If you are contemplating indie (self-) publishing your book, Dean Wesley Smith's blog (linked below) is a must-read. His latest post on trends in the indie publishing field contains much food for thought, much of it encouraging for the writer, not so much for traditional publishing.
If you agree with Smith, you're probably going to end up publishing on your own. But is there a time when you are better off trying the traditional route, querying agents who will shepherd your book through the submission process to mainstream publishers?
My sense is now no. As Smith points out, publishers are very keen on having writers sign restrictive contracts. When a friend of mine sold his book to a big publisher for a large advance, for example, they required that he work on that book exclusively until it was out on the market. No matter that my friend also had another book looking for a publisher with another agent. You can wait a long time for a book to come out, and be required to sit on any other work.
Another reason not to publish traditionally is long-term cash flow. If you sell to a big house, they restrict your royalties and often keep rights (such as to e-books) for themselves. You may get money up front, but if your book doesn't sell, that's pretty much it. Your book goes into mothballs forever.

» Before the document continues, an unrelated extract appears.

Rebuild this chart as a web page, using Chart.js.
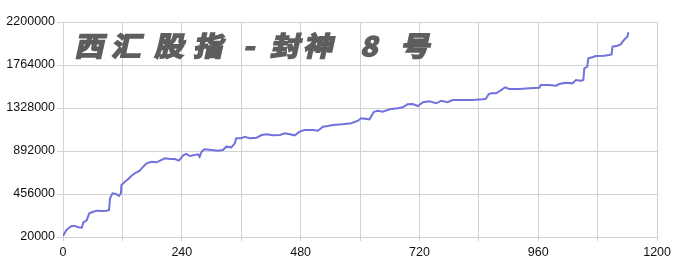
<!DOCTYPE html>
<html>
<head>
<meta charset="utf-8">
<script src="https://cdn.jsdelivr.net/npm/chart.js@4"></script>
<style>
  html, body { margin: 0; padding: 0; background: #fff; }
  #wrap { width: 675px; height: 264px; }
</style>
</head>
<body>
<div id="wrap"><canvas id="grafico" width="675" height="264"></canvas></div>
<script>
// dados
const dias = [0, 7, 17, 24, 31, 38, 41, 48, 53, 61, 68, 78, 88, 93, 95, 100, 107, 113, 117, 118,
  125, 132, 138, 145, 155, 162, 169, 179, 189, 196, 206, 216, 226, 234, 243, 249, 256, 273, 276, 280,
  286, 300, 313, 323, 330, 340, 347, 350, 360, 367, 377, 391, 401, 411, 424, 438, 448, 458, 468, 478,
  488, 505, 515, 525, 535, 545, 565, 582, 596, 602, 619, 628, 636, 646, 660, 676, 686, 696, 706, 717,
  727, 740, 754, 764, 777, 787, 807, 827, 848, 854, 860, 865, 875, 885, 893, 901, 922, 942, 962, 965,
  982, 996, 1002, 1016, 1029, 1036, 1046, 1051, 1053, 1059, 1061, 1069, 1076, 1093, 1103, 1108, 1110, 1120, 1127, 1130,
  1135, 1140, 1142];
const patrimonio = [30000, 91000, 131000, 131000, 118000, 114000, 165000, 192000, 260000, 276000, 287000, 284000, 287000, 294000, 412000, 463000, 456000, 436000, 463000, 547000,
  581000, 608000, 638000, 666000, 692000, 733000, 767000, 783000, 777000, 794000, 818000, 811000, 811000, 794000, 848000, 862000, 841000, 858000, 834000, 885000,
  909000, 902000, 895000, 902000, 936000, 929000, 970000, 1021000, 1021000, 1037000, 1021000, 1027000, 1054000, 1061000, 1051000, 1054000, 1071000, 1061000, 1051000, 1088000,
  1105000, 1105000, 1098000, 1138000, 1145000, 1156000, 1163000, 1173000, 1199000, 1224000, 1213000, 1290000, 1301000, 1290000, 1315000, 1325000, 1335000, 1365000, 1369000, 1348000,
  1386000, 1396000, 1376000, 1402000, 1386000, 1409000, 1409000, 1409000, 1416000, 1422000, 1470000, 1477000, 1477000, 1510000, 1538000, 1521000, 1521000, 1528000, 1534000, 1561000,
  1561000, 1554000, 1571000, 1584000, 1578000, 1612000, 1605000, 1612000, 1731000, 1747000, 1832000, 1842000, 1855000, 1858000, 1865000, 1872000, 1950000, 1960000, 1974000, 2000000,
  2028000, 2051000, 2096000];

const ticksX = [0, 120, 240, 360, 480, 600, 720, 840, 960, 1080, 1200];
const rotulosX = [0, 240, 480, 720, 960, 1200];
const ticksY = [20000, 456000, 892000, 1328000, 1764000, 2200000];
const titulo = ['西', '汇', '股', '指', '-', '封', '神', '8', '号'];

const corGrade = '#d2d2d2';

// titulo desenhado como marca d'agua por cima da area do grafico
const tituloPlugin = {
  id: 'titulo',
  afterDatasetsDraw(chart) {
    const c = chart.ctx;
    const centros = [91, 128, 171, 210, 251, 287, 320, 371, 417];
    c.save();
    c.fillStyle = '#5e5e5e';
    c.strokeStyle = '#5e5e5e';
    c.lineWidth = 1.8;
    c.textAlign = 'center';
    c.textBaseline = 'middle';
    c.font = 'bold 27px "Noto Sans CJK SC"';
    titulo.forEach((ch, i) => {
      c.save();
      c.translate(centros[i], 46);
      c.transform(1.08, 0, -0.22, 1, 0, 0);
      c.fillText(ch, 0, 0);
      c.strokeText(ch, 0, 0);
      c.restore();
    });
    c.restore();
  }
};

const ctx = document.getElementById('grafico').getContext('2d');
new Chart(ctx, {
  type: 'line',
  data: {
    datasets: [{
      data: dias.map((d, i) => ({ x: d, y: patrimonio[i] })),
      borderColor: '#7272de',
      borderWidth: 2,
      pointRadius: 0,
      fill: false,
      tension: 0
    }]
  },
  options: {
    responsive: false,
    animation: false,
    layout: { padding: { top: 22, right: 17, left: 0, bottom: 0 } },
    plugins: { legend: { display: false }, tooltip: { enabled: false } },
    scales: {
      x: {
        type: 'linear',
        min: 0,
        max: 1200,
        afterBuildTicks: s => { s.ticks = ticksX.map(v => ({ value: v })); },
        afterFit: s => { s.height = 27; },
        grid: { color: corGrade, tickLength: 4, tickColor: corGrade },
        border: { color: corGrade },
        ticks: {
          autoSkip: false,
          maxRotation: 0,
          padding: 4,
          color: '#111',
          font: { family: 'Liberation Sans', size: 12.5 },
          callback: v => rotulosX.includes(v) ? String(v) : ''
        }
      },
      y: {
        min: 20000,
        max: 2200000,
        afterBuildTicks: s => { s.ticks = ticksY.map(v => ({ value: v })); },
        afterFit: s => { s.width = 63; },
        grid: { color: corGrade, tickLength: 6, tickColor: corGrade },
        border: { color: corGrade },
        ticks: {
          padding: 2,
          color: '#111',
          font: { family: 'Liberation Sans', size: 12.5 },
          callback: v => String(v)
        }
      }
    }
  },
  plugins: [tituloPlugin]
});
</script>
</body>
</html>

But there is one good reason left to try for a traditional publisher. That is when you believe you have That One Big Novel in you, and after you write it, that's it, you've got nothing else to give. If you value the idea of your Baby, your Magnum Opus, getting the royal treatment from the people who have, for decades and decades, been the ones deciding Who Are the Real Authors, then I would try my hardest to get that one novel published, and to have myself be validated as a Published Author.
If you are someone who, like Dean Wesley Smith, loves to write, loves to tell stories, has a million words inside you bursting to get out, then I'd go the indie route. You can build your own publishing empire the way you want. You don't have to be validated by someone else, and you don't mind if your books don't sell 100,000 copies in the first month. You're in it for the long haul.
Me? I like to think I've got a dozen books in me. I'd like to think Breakfast with Pandora books will become a place that readers look to for good reads. Then again, I've got that Magnum Opus on my computer, too, and that desire to join The Club.
Who knows. Maybe eventually I can do both.